- Given instruction:
Pick every line from the data that holds the word "draw".

- Dataset section:
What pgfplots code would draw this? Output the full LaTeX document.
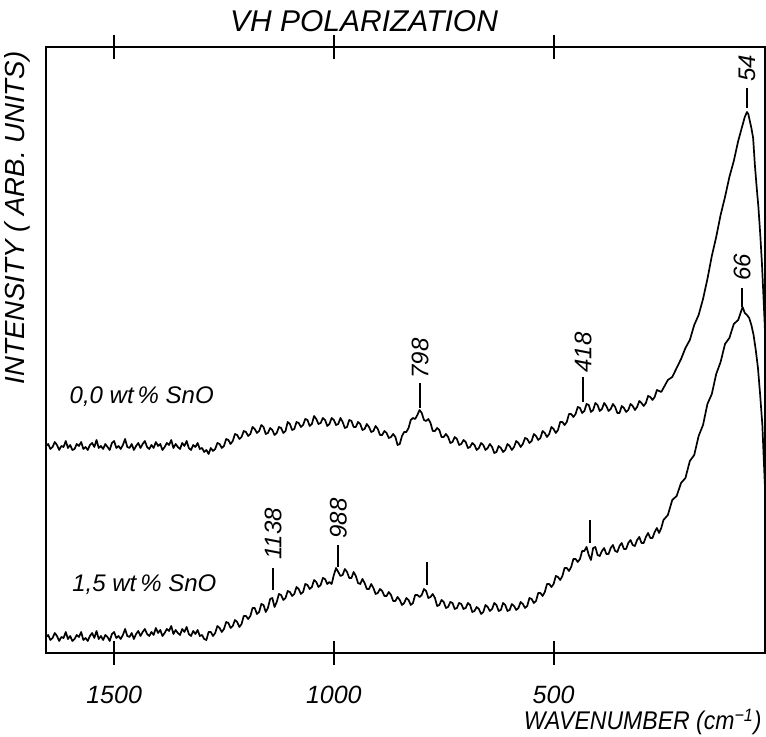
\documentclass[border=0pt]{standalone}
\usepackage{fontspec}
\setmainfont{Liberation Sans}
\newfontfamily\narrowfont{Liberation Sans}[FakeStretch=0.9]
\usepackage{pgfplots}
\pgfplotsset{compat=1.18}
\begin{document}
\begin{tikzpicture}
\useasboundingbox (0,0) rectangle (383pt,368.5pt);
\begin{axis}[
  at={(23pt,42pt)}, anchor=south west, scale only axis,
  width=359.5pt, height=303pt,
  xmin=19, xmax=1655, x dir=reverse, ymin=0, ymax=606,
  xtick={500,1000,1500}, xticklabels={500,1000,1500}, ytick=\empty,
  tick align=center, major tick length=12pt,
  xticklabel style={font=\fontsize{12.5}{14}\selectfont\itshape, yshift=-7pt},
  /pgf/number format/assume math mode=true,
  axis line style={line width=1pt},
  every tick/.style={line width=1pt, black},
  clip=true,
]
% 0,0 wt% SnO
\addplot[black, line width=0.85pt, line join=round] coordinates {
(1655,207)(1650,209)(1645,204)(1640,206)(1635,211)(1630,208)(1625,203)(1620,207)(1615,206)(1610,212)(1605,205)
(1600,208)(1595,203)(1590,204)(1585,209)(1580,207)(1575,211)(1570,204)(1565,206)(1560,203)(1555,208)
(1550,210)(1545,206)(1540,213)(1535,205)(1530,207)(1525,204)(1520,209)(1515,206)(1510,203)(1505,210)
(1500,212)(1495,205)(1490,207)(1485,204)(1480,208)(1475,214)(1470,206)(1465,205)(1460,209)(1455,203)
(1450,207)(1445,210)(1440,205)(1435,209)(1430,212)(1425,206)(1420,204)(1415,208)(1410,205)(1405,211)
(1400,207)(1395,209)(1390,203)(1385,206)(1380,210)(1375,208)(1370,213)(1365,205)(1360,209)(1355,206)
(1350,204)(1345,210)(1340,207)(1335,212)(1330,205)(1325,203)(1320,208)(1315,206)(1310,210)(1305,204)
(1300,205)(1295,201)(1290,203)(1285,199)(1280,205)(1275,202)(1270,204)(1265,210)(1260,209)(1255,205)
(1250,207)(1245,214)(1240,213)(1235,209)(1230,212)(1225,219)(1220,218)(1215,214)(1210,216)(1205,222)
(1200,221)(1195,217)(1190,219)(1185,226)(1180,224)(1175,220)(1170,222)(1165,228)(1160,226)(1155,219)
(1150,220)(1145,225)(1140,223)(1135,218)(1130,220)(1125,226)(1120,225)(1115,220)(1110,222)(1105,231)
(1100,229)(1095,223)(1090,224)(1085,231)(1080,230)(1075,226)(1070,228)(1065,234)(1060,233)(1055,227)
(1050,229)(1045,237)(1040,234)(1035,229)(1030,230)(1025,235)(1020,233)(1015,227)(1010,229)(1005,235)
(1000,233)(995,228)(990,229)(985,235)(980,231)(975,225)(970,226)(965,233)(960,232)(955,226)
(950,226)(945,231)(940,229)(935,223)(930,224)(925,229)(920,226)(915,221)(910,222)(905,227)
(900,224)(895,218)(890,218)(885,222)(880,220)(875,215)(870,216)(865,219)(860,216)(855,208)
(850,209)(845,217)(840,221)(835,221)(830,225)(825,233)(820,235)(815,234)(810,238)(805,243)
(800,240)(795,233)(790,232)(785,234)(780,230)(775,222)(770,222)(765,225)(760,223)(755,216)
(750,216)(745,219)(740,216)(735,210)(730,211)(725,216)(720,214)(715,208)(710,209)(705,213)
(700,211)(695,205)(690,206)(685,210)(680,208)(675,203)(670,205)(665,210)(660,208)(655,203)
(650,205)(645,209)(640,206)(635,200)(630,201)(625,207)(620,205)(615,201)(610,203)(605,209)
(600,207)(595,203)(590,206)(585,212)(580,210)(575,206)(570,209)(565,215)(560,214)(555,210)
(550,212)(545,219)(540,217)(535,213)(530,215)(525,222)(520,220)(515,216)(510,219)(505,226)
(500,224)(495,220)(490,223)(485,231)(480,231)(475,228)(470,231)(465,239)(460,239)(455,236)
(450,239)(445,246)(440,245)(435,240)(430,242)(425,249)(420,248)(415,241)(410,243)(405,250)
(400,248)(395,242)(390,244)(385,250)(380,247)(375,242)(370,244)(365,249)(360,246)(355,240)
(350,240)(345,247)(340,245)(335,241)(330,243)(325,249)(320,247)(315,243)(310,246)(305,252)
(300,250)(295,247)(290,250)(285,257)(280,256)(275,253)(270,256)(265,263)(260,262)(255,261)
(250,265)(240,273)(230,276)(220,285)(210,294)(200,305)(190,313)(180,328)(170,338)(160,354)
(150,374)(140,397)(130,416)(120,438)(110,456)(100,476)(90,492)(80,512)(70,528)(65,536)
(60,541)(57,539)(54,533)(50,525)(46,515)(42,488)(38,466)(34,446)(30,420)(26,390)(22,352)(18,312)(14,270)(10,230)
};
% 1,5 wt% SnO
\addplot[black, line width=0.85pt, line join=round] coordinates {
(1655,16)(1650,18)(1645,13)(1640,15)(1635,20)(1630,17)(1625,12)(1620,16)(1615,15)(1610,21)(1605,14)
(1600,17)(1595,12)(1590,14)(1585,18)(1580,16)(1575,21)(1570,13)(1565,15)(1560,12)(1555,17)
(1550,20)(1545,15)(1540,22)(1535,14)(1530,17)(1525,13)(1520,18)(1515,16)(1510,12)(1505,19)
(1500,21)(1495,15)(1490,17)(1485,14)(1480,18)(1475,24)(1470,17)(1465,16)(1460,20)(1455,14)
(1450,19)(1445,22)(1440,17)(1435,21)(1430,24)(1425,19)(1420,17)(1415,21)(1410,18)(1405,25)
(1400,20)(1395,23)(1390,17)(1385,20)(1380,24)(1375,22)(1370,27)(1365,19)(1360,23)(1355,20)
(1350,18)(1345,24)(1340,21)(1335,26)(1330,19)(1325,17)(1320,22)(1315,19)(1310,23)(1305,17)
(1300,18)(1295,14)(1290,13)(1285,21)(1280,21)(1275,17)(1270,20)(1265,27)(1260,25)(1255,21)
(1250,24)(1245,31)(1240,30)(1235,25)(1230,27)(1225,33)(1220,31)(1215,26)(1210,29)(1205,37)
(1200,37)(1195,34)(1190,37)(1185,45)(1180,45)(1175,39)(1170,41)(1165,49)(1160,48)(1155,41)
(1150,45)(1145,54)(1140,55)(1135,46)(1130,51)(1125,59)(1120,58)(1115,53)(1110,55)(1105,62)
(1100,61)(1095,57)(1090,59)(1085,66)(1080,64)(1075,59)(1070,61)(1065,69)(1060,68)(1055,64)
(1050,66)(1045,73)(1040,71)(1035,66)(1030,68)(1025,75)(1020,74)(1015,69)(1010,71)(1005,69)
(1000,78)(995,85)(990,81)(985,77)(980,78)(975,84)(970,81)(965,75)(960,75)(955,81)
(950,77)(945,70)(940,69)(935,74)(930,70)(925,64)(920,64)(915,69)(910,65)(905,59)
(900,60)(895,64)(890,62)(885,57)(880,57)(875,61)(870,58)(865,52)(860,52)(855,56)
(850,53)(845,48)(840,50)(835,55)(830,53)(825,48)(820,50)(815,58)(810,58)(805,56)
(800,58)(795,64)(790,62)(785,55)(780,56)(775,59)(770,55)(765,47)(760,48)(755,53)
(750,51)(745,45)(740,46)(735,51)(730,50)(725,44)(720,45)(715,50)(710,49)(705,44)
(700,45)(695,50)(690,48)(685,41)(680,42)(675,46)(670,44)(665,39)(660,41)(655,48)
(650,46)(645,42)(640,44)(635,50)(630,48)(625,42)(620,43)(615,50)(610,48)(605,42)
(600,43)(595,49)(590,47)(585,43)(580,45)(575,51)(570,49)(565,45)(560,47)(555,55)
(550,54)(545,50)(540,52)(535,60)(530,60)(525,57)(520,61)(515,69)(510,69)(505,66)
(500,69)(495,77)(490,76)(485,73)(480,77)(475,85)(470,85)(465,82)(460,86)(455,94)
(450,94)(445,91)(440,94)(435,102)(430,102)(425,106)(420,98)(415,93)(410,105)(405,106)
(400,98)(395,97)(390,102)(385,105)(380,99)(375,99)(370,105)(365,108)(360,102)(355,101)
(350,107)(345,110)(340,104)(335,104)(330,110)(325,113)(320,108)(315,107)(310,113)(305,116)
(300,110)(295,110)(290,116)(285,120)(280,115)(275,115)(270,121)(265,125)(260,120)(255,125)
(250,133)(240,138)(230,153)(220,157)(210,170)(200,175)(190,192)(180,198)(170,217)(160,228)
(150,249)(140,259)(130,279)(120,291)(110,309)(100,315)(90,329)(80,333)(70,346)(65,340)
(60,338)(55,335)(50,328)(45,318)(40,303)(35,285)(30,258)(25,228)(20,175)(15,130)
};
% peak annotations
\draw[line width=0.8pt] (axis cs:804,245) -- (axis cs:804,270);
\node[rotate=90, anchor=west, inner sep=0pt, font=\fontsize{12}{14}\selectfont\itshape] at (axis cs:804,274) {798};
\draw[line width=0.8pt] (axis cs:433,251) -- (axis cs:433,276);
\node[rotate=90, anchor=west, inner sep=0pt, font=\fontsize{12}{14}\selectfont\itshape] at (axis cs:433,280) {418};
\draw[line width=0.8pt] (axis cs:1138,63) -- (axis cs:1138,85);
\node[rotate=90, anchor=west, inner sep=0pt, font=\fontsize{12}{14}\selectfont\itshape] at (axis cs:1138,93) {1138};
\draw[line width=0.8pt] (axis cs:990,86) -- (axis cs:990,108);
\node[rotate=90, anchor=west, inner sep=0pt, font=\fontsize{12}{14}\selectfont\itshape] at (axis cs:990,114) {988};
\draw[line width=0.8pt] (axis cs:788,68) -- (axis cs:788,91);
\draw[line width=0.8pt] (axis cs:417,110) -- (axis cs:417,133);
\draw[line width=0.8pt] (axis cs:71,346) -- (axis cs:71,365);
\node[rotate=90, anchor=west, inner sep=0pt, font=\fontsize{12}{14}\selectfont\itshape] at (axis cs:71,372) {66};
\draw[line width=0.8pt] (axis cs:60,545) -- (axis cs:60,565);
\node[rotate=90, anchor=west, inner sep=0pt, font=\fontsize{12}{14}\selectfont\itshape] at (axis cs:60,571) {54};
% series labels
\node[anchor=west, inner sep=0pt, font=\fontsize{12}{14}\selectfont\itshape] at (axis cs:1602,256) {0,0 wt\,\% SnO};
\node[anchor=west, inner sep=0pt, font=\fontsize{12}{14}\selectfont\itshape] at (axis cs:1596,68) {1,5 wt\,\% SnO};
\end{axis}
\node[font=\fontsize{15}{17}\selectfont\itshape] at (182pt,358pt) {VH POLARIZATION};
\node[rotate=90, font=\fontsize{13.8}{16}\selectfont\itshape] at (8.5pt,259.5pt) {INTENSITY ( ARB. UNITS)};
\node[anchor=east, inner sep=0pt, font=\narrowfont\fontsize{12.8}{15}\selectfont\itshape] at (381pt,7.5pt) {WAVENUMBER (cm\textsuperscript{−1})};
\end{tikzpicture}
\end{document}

- Result of this exercise:
What pgfplots code would draw this? Output the full LaTeX document.
\draw[line width=0.8pt] (axis cs:804,245) -- (axis cs:804,270);
\draw[line width=0.8pt] (axis cs:433,251) -- (axis cs:433,276);
\draw[line width=0.8pt] (axis cs:1138,63) -- (axis cs:1138,85);
\draw[line width=0.8pt] (axis cs:990,86) -- (axis cs:990,108);
\draw[line width=0.8pt] (axis cs:788,68) -- (axis cs:788,91);
\draw[line width=0.8pt] (axis cs:417,110) -- (axis cs:417,133);
\draw[line width=0.8pt] (axis cs:71,346) -- (axis cs:71,365);
\draw[line width=0.8pt] (axis cs:60,545) -- (axis cs:60,565);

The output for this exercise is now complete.